The CSE / IEP Process
The CSE evaluates your child, determines classification, and writes the Individualized Education Program (IEP) — goals, services (speech, OT, counseling), program, and placement. Reviewed at least annually.
Request evaluations in writing to your district's CSE chairperson.
Placement Options Beyond the District
When the district can't meet needs, the CSE can refer out: BOCES programs, approved private special-education schools (e.g., Wildwood, Langan School at Center for Disability Services), or specialized day programs.
Referrals go through your CSE — but parents can request specific programs be considered.
SEPTA — Special Education PTA
SEPTA chapters connect special-education families within a district — sharing knowledge, supporting each other at CSE season, and advocating collectively for better programs.
Ask your district if a chapter exists — or contact GRSCorp about starting one; we're actively helping organize SEPTA in the Capital Region.
Related Services & Assistive Technology
IEPs can include speech, OT, PT, counseling, home tutoring, extended school year (ESY), 1:1 aides, and assistive technology like communication devices or a district-issued Chromebook.
All requested and documented through the CSE process.
6. Capital Region Providers & Programs
Key organizations serving families in Saratoga, Albany, Schenectady, and Rensselaer counties.
Center for Disability Services (Albany)
Major regional provider: evaluations, therapies, the Langan School, medical and dental care for people with disabilities, and adult programs.
cfdsny.org · 518-437-5700
Wildwood Programs (Latham)
School and lifelong services for people with autism and complex learning disabilities — education, day services, residential, and family support.
wildwood.edu · 518-836-2200
AIM Services (Saratoga Springs)
Fiscal Intermediary for self-direction budgets, plus traditional community habilitation and respite services across the region.
aimservicesinc.org · 518-587-3208
GRSCorp Nature Preserve (Duanesburg)
Our 101-acre nature preserve — nature-based programs and sensory-friendly outdoor experiences for autism families, in development as a regional resource.

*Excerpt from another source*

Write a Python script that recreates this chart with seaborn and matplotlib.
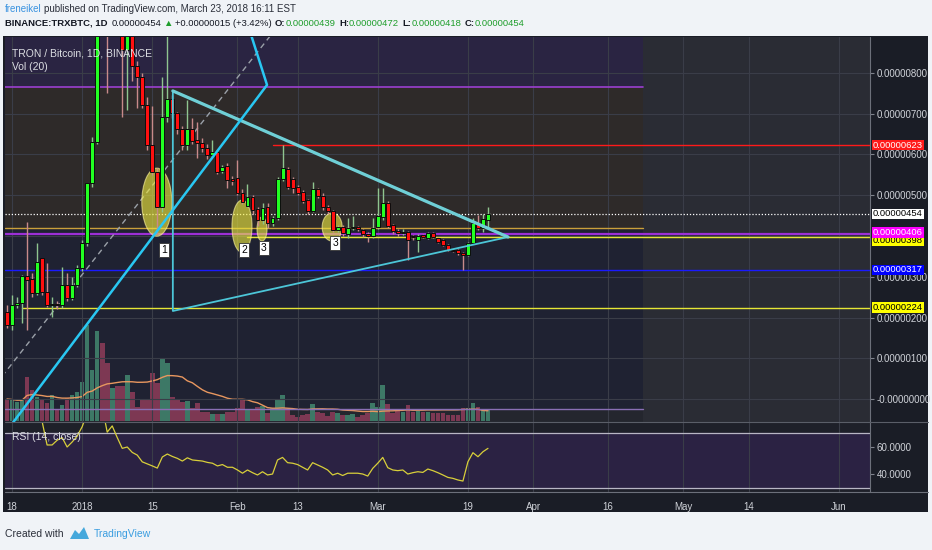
import numpy as np
import pandas as pd
import matplotlib
matplotlib.use("Agg")
import matplotlib.pyplot as plt
import seaborn as sns
from matplotlib.patches import Rectangle, Ellipse, Polygon
from matplotlib.transforms import blended_transform_factory

# ================================
# 1. Data  (prices in satoshi = 1e-8 BTC)
# ================================
opens = [214, 182, 231, 236, 302, 294, 259, 345, 263, 230, 233, 231, 280, 247, 280, 321, 382, 529, 631, 1400,
         1200, 1100, 1150, 1000, 856, 920, 817, 790, 721, 623, 557, 471, 692, 736, 702, 663, 623, 663, 636, 628,
         616, 599, 606, 560, 572, 540, 542, 506, 474, 496, 466, 439, 471, 432, 444, 540, 564, 540, 520, 508,
         488, 461, 515, 498, 471, 461, 415, 422, 405, 419, 422, 415, 405, 400, 422, 447, 481, 427, 412, 407,
         410, 399, 390, 402, 395, 407, 395, 390, 378, 366, 366, 358, 353, 383, 432, 420, 439]
highs = [230, 255, 251, 304, 435, 310, 382, 345, 333, 250, 240, 325, 308, 300, 330, 390, 531, 644, 1150, 1900,
         1300, 1250, 1200, 1050, 1000, 950, 830, 800, 740, 719, 567, 790, 906, 745, 705, 670, 734, 690, 680, 640,
         625, 636, 610, 575, 579, 548, 587, 515, 528, 500, 470, 480, 480, 450, 545, 623, 570, 545, 525, 512,
         492, 532, 518, 505, 476, 465, 426, 428, 445, 450, 425, 418, 410, 445, 518, 518, 485, 430, 418, 418,
         412, 402, 405, 406, 410, 410, 398, 392, 380, 368, 368, 360, 386, 445, 452, 455, 472]
lows = [175, 169, 223, 186, 169, 250, 255, 255, 227, 202, 222, 223, 240, 243, 275, 315, 375, 520, 625, 1000,
        751, 1000, 900, 692, 709, 780, 714, 715, 610, 550, 402, 460, 680, 690, 650, 610, 611, 625, 591, 605,
        590, 595, 553, 555, 518, 525, 500, 478, 470, 455, 425, 430, 420, 425, 440, 535, 515, 505, 500, 482,
        455, 458, 494, 465, 455, 410, 410, 400, 395, 415, 412, 398, 385, 396, 418, 440, 420, 405, 400, 402,
        341, 390, 361, 394, 392, 395, 382, 375, 362, 360, 354, 317, 350, 380, 415, 410, 418]
closes = [182, 231, 236, 302, 292, 259, 337, 263, 231, 233, 230, 280, 247, 280, 321, 382, 529, 631, 1100, 1200,
          1100, 1150, 1000, 856, 920, 817, 790, 721, 623, 557, 471, 692, 736, 702, 663, 623, 663, 632, 628, 616,
          599, 606, 557, 569, 537, 536, 506, 484, 496, 464, 439, 469, 432, 444, 540, 567, 520, 517, 505, 486,
          461, 515, 498, 471, 461, 415, 422, 407, 420, 421, 417, 405, 400, 420, 449, 481, 425, 412, 407, 410,
          390, 397, 400, 398, 407, 398, 385, 378, 366, 364, 358, 353, 383, 432, 420, 442, 454]
volume = [65, 62, 57, 62, 132, 92, 70, 62, 52, 76, 34, 47, 67, 77, 87, 117, 287, 152, 270, 232,
          172, 97, 105, 105, 137, 87, 40, 64, 64, 142, 112, 187, 172, 72, 62, 57, 59, 37, 52, 27,
          25, 20, 20, 20, 27, 27, 37, 62, 34, 34, 42, 44, 24, 37, 62, 77, 37, 17, 12, 17,
          20, 50, 27, 24, 14, 27, 22, 17, 17, 20, 12, 17, 22, 52, 42, 107, 50, 24, 30, 27,
          47, 27, 30, 27, 27, 24, 24, 22, 17, 17, 17, 37, 37, 54, 40, 34, 34]
rsi = [85, 85, 85, 84, 83, 82, 85, 79, 61.5, 61.5, 65, 67, 60, 63.7, 68, 75, 85, 88, 92, 90,
       71, 75.6, 67, 59, 60, 56, 54, 49, 47.5, 46, 44.4, 52.6, 54.8, 53, 51.6, 49.6, 52, 50.4, 50, 49.6,
       48.6, 48, 46, 47, 45, 45, 43, 40.6, 43, 41, 39.3, 41.7, 39.3, 40, 50.4, 52.3, 48.4, 48, 47, 45,
       43, 48.4, 46.7, 45, 43, 39.3, 40.6, 38.9, 40.6, 40.6, 40.6, 40, 38.5, 44.2, 48, 52.3, 44.7, 43, 42.5, 43,
       40, 41, 41.7, 41.2, 43.7, 42.5, 41, 39.3, 37.5, 36.8, 35.6, 34.8, 49.1, 55.8, 52.8, 56.5, 59]

start = pd.Timestamp("2017-12-17")
tick_dates = ["2017-12-18", "2018-01-01", "2018-01-15", "2018-02-01", "2018-02-13", "2018-03-01",
              "2018-03-19", "2018-04-01", "2018-04-16", "2018-05-01", "2018-05-14", "2018-06-01"]
tick_labels = ["18", "2018", "15", "Feb", "13", "Mar", "19", "Apr", "16", "May", "14", "Jun"]

# price tags on the right scale: (price, where the tag sits, box colour, text colour)
level_tags = [(623, 623, "#ff1a1a", "white"), (454, 454, "white", "black"),
              (398, 389, "#ffff00", "black"), (406, 409, "#ff00ff", "white"),
              (317, 317, "#0000ff", "white"), (224, 224, "#ffff00", "black")]

df = pd.DataFrame({"open": opens, "high": highs, "low": lows, "close": closes,
                   "volume": volume, "rsi": rsi})
df["day"] = np.arange(len(df))
df["vol_ma"] = df["volume"].rolling(20, min_periods=1).mean()
up = (df["close"] >= df["open"]).to_numpy()

tick_pos = [(pd.Timestamp(d) - start).days for d in tick_dates]
def day_of(s):
    return (pd.Timestamp(s) - start).days

# ================================
# 2. Figure layout (pixel based)
# ================================
W, H = 932, 550
sns.set_style("dark")
plt.rcParams["font.family"] = ["Liberation Sans", "DejaVu Sans"]

fig = plt.figure(figsize=(W / 100, H / 100), dpi=100)
fig.patch.set_facecolor("#f0f3f7")

def box(x0, y0, x1, y1):
    return [x0 / W, 1 - y1 / H, (x1 - x0) / W, (y1 - y0) / H]

fig.add_artist(Rectangle((3 / W, 1 - 512 / H), 925 / W, 476 / H, transform=fig.transFigure,
                         fc="#1a1d26", ec="none", zorder=0))

ax = fig.add_axes(box(5, 37, 870, 422))
axv = ax.twinx()
axr = fig.add_axes(box(5, 422, 870, 492), sharex=ax)

XL = (-0.4, 172.25)
ax.set_xlim(*XL)
ax.set_ylim(-56.4, 888.3)
axv.set_ylim(-4, 1151)
axr.set_ylim(26.7, 78.5)

axr.set_facecolor("#1e2029")
for a in (ax, axv, axr):
    for s in a.spines.values():
        s.set_visible(False)
axv.set_yticks([])
ax.set_zorder(axv.get_zorder() + 1)
ax.patch.set_visible(False)

# background zones (drawn rectangles)
cut = day_of("2018-04-23")
axv.add_patch(Rectangle((cut, -60), XL[1] - cut, 960, transform=ax.transData,
                        fc="#2a2c34", ec="none", zorder=0))
axv.add_patch(Rectangle((XL[0], -60), cut - XL[0], 40, transform=ax.transData,
                        fc="#24262e", ec="none", zorder=0))
axv.add_patch(Rectangle((XL[0], 765), cut - XL[0], 200, transform=ax.transData,
                        fc="#2a2442", ec="none", zorder=0))
axv.add_patch(Rectangle((XL[0], 420), cut - XL[0], 345, transform=ax.transData,
                        fc="#2e2a29", ec="none", zorder=0))
axv.add_patch(Rectangle((XL[0], -24.5), cut - XL[0], 444.5, transform=ax.transData,
                        fc="#1f2232", ec="none", zorder=0))

# grid
for t in tick_pos:
    ax.axvline(t, color="#3a3d48", lw=0.8, zorder=0.5)
    axr.axvline(t, color="#3a3d48", lw=0.8, zorder=0.5)
for p in range(0, 900, 100):
    ax.axhline(p, color="#3a3d48", lw=0.8, zorder=0.5)

# ================================
# 3. Volume + MA
# ================================
vcol = np.where(up, "#3d7866", "#7d3853")
axv.bar(df["day"], df["volume"], width=0.92, color=vcol, edgecolor="none", lw=0, zorder=1)
sns.lineplot(x=df["day"], y=df["vol_ma"], ax=axv, color="#e8975f", lw=1.0, zorder=2)
axv.set_xlabel("")
axv.set_ylabel("")

# ================================
# 4. Drawings under candles
# ================================
ax.plot([XL[0], cut], [765, 765], color="#9b3fd0", lw=1.2, zorder=2)
ax.plot([XL[0], cut], [420, 420], color="#caa03a", lw=1.0, zorder=2)
ax.plot([XL[0], cut], [-24.5, -24.5], color="#8a6fb5", lw=1.0, zorder=2)
ax.plot([53, XL[1]], [623, 623], color="#ff1a1a", lw=1.0, zorder=2)
ax.plot([XL[0], XL[1]], [406, 406], color="#9c2fd6", lw=1.6, zorder=2)
ax.plot([48, XL[1]], [398, 398], color="#e6e635", lw=1.0, zorder=2)
ax.plot([XL[0], XL[1]], [317, 317], color="#1a1aff", lw=1.0, zorder=2)
ax.plot([3, XL[1]], [224, 224], color="#e6e635", lw=1.0, zorder=2)
ax.plot([XL[0], XL[1]], [454, 454], color="white", lw=0.9, ls=(0, (1, 1.5)), zorder=2)

# dashed trend line
ax.plot([-1, 56], [55.6, 945], color="#9aa0a8", lw=1.0, ls=(0, (4, 3)), zorder=2)

# ellipses
for cx, cy, w, h in [(29.9, 483, 6.0, 167), (46.9, 424, 4.0, 128), (50.9, 417, 2.0, 59), (64.9, 422, 4.0, 69)]:
    ax.add_patch(Ellipse((cx, cy), w, h, fc="#eeea40", ec="#fff7a0", lw=0.8, alpha=0.62, zorder=2.5))

# ================================
# 5. Candles
# ================================
wick_col = np.where(up, "#8fc58f", "#c88a8a")
ax.vlines(df["day"], df["low"], df["high"], colors=wick_col, lw=1.0, zorder=3)
body_lo = np.minimum(df["open"], df["close"])
body_h = np.maximum(np.abs(df["close"] - df["open"]), 2.5)
ax.bar(df["day"], body_h, bottom=body_lo, width=0.78, color=np.where(up, "#22ff22", "#ff1010"),
       edgecolor="#0d0d0d", lw=0.7, zorder=4)

# triangle + channel lines
apex = day_of("2018-03-27")
ax.plot([33.1, 33.1, apex, 33.1], [756, 216, 397.5, 756], color="#4cc6d8", lw=1.3, zorder=5)
ax.plot([33.1, apex], [756, 397.5], color="#6fcfd6", lw=2.3, zorder=5)
ax.plot([1, 51.9, 46.5], [-61, 770.6, 979], color="#29c7f2", lw=1.8, zorder=5)

for tx, ty, s in [(31.3, 366, "1"), (47.3, 366, "2"), (51.3, 371, "3"), (65.5, 383, "3")]:
    ax.text(tx, ty, s, ha="center", va="center", fontsize=7.5, color="black", zorder=6,
            bbox=dict(boxstyle="square,pad=0.18", fc="white", ec="#333333", lw=0.6))

# ================================
# 6. RSI pane
# ================================
axr.axhspan(30, 70, color="#2b2243", zorder=0.2)
axr.axhline(70, color="#b8b6c4", lw=0.9, zorder=1)
axr.axhline(30, color="#b8b6c4", lw=0.9, zorder=1)
sns.lineplot(x=df["day"], y=df["rsi"], ax=axr, color="#d8cf3a", lw=0.9, zorder=3)
axr.set_xlabel("")
axr.set_ylabel("")

# ================================
# 7. Axes labels
# ================================
price_ticks = [0, 100, 200, 300, 500, 600, 700, 800]
ax.yaxis.tick_right()
ax.set_yticks(price_ticks)
ax.set_yticklabels(["-0.00000000" if p == 0 else f"{p / 1e8:.8f}" for p in price_ticks],
                   color="#cfd2d8", fontsize=7)
ax.tick_params(axis="x", length=0, labelbottom=False)
ax.tick_params(axis="y", length=3, color="#80848e", pad=2)
axr.yaxis.tick_right()
axr.set_yticks([40, 60])
axr.set_yticklabels(["40.0000", "60.0000"], color="#cfd2d8", fontsize=7)
axr.tick_params(axis="y", length=3, color="#80848e", pad=2)
axr.set_xticks(tick_pos)
axr.set_xticklabels(tick_labels, color="#cfd2d8", fontsize=7)
axr.tick_params(axis="x", length=0, pad=7)

tr = blended_transform_factory(ax.transAxes, ax.transData)
for k, (p, pos, fc, tc) in enumerate(level_tags):
    ax.text(1.0035, pos, f"{p / 1e8:.8f}", transform=tr, ha="left", va="center", fontsize=6.8,
            color=tc, zorder=10 + k, clip_on=False,
            bbox=dict(boxstyle="square,pad=0.08", fc=fc, ec="none"))

# pane separators
fig.add_artist(plt.Line2D([870 / W, 870 / W], [1 - 492 / H, 1 - 37 / H], color="#6c707a", lw=0.8))
fig.add_artist(plt.Line2D([5 / W, 928 / W], [1 - 492 / H, 1 - 492 / H], color="#6c707a", lw=0.8))
fig.add_artist(plt.Line2D([5 / W, 928 / W], [1 - 422 / H, 1 - 422 / H], color="#5a5e68", lw=0.8))

for yy, s in [(53, "TRON / Bitcoin, 1D, BINANCE"), (67, "Vol (20)"), (437, "RSI (14, close)")]:
    fig.text(12 / W, 1 - yy / H, s, color="#dcdee3", fontsize=7.5, va="center")

# ================================
# 8. Header / footer
# ================================
rend = fig.canvas.get_renderer()

def put_row(x, y, parts, size):
    for s, col, wt, gap in parts:
        t = fig.text(x / W, 1 - y / H, s, color=col, fontsize=size, fontweight=wt,
                     va="center", ha="left")
        x += t.get_window_extent(renderer=rend).width + gap

G = "#1f9e2c"
put_row(5, 9, [("freneikel", "#3a93e0", "normal", 2.5),
               ("published on TradingView.com, March 23, 2018 16:11 EST", "#2a2e39", "normal", 0)], 7)
put_row(5, 23, [("BINANCE:TRXBTC, 1D", "#131722", "bold", 4),
                ("0.00000454", "#131722", "normal", 2),
                ("▲", G, "normal", 2),
                ("+0.00000015 (+3.42%)", "#131722", "normal", 3.5),
                ("O:", "#131722", "bold", 0), ("0.00000439", G, "normal", 3.5),
                ("H:", "#131722", "bold", 0), ("0.00000472", G, "normal", 3.5),
                ("L:", "#131722", "bold", 0), ("0.00000418", G, "normal", 3.5),
                ("C:", "#131722", "bold", 0), ("0.00000454", G, "normal", 0)], 6.8)

fig.text(5 / W, 1 - 534 / H, "Created with", color="#2a2e39", fontsize=7.5, va="center")
fig.add_artist(Polygon([(70 / W, 1 - 539 / H), (75 / W, 1 - 530 / H), (79 / W, 1 - 534 / H),
                        (84 / W, 1 - 527 / H), (89 / W, 1 - 539 / H)],
                       closed=True, transform=fig.transFigure, fc="#45a8dc", ec="none"))
fig.text(94 / W, 1 - 534 / H, "TradingView", color="#3a9de0", fontsize=7.5, va="center")

fig.savefig("out.png", dpi=100, facecolor=fig.get_facecolor())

7. Family Support & Crisis Resources
Caring for the caregivers — and knowing who to call before you need them.
NY Office of Children & Family Services — Family Support
OPWDD's Family Support Services fund parent training, support groups, reimbursement programs, and recreation through local agencies.
Ask your Care Manager which Family Support programs serve your county.
Crisis Support — 988 & NY Crisis Services
The 988 Suicide & Crisis Lifeline provides 24/7 support by call or text. NY also operates crisis services for developmental disabilities through OPWDD's crisis network.
Call or text 988 · For DD-specific crisis support ask your CCO about crisis services in your region.
Parent Networks & Peer Groups
Parent-to-Parent of NYS matches trained "support parents" with families facing similar journeys; local Facebook groups and SEPTA chapters fill in the daily-question gaps.
parenttoparentnys.org · 800-305-8817
8. Travel & Community Access
Autism shouldn't shrink your family's world. These programs make airports, venues, and public spaces more accessible.
TSA Cares
Free TSA program providing assistance through airport security for travelers with disabilities — request support ahead of your flight and a Passenger Support Specialist can meet you at the checkpoint.
Submit a request at tsa.gov/travel/tsa-cares at least 72 hours before flying · 855-787-2227
Hidden Disabilities Sunflower Program
A discreet green sunflower lanyard recognized at most major airports and many venues, quietly signaling that the wearer may need extra patience or assistance.
hdsunflower.com — free lanyards at participating airports' information desks.
Access Pass — NY State Parks
Free entry to NY State parks and facilities for New Yorkers with qualifying disabilities — including many individuals with developmental disabilities.